I have had to remind people – women, let’s just go ahead and acknowledge that it’s only been women – that “marital rape” is both morally and legally just rape in Ohio.
(Even though rapist Brock Turner lives here again. FUCK that guy.)
I’ve had to remind people of the existence of marital rape more times than I should have, which is to say, any at fucking all.
So I’ve got mixed feelings about Ferrett’s post about “Mexican Dinner Consent” post a while back.
NOT, I hasten to add, because of anything he actually wrote.
What Ferrett wrote was a nice exploration of the fact that your relationship hasn’t failed if it’s not all mind-blowing sex and experiences all the time. He talks passionately (ha!) about the reality that sometimes you do stuff for your partner(s) that you just kinda want to do, and it’s simply okay sometimes, and that’s part of what relationships are. It’s kind of a real-world reaction to the “Fuck Yes” crowd, and is definitely needed. Good stuff.
I have mixed feelings because I got asked – I’m nearly quoting here – if it counted as Mexican Dinner Consent if you just gave in after saying no several times just so they’d stop pestering you.
Here’s the answer: NO. It fucking doesn’t count. It’s fucking sexual assault.
Are there grey areas? Areas where perception and intent matter?
Of course.

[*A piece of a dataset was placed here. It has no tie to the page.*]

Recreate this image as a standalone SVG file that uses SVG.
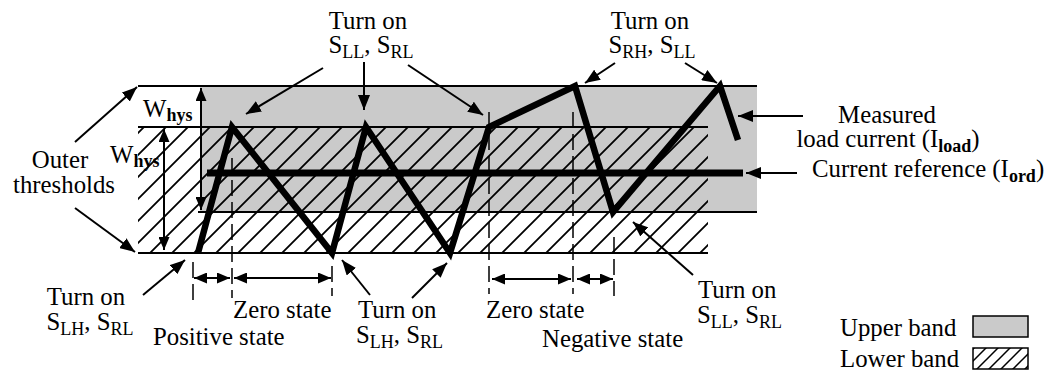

I can easily think of an example where I was the person asking multiple times.
But there’s one big difference.
I took “no” as an answer, and there was no retaliation for that “no”.
If it can’t be withdrawn freely, it’s not consent.
That’s something Ferrett acknowledged explicitly with an edit at the end of the post:
It’s good to remember the difference between “a
request” and “a demand.” In my personal terminology, a request can be
freely turned down; a demand has consequences for rejection.
All the above examples are requests – if my wife was going to get
angry at me because I didn’t feel like having Mexican tonight, well, I
probably wouldn’t advise going along with her just to keep the peace.
There is a VERY LARGE distinction between “Do it or they’ll get mad” and
“Do it because it’ll make their life better, and it’s not something
you’re drastically opposed to.”
Or to put it more succinctly:
Even if it’s not a “fuck yes”, it damn well still better be a yes.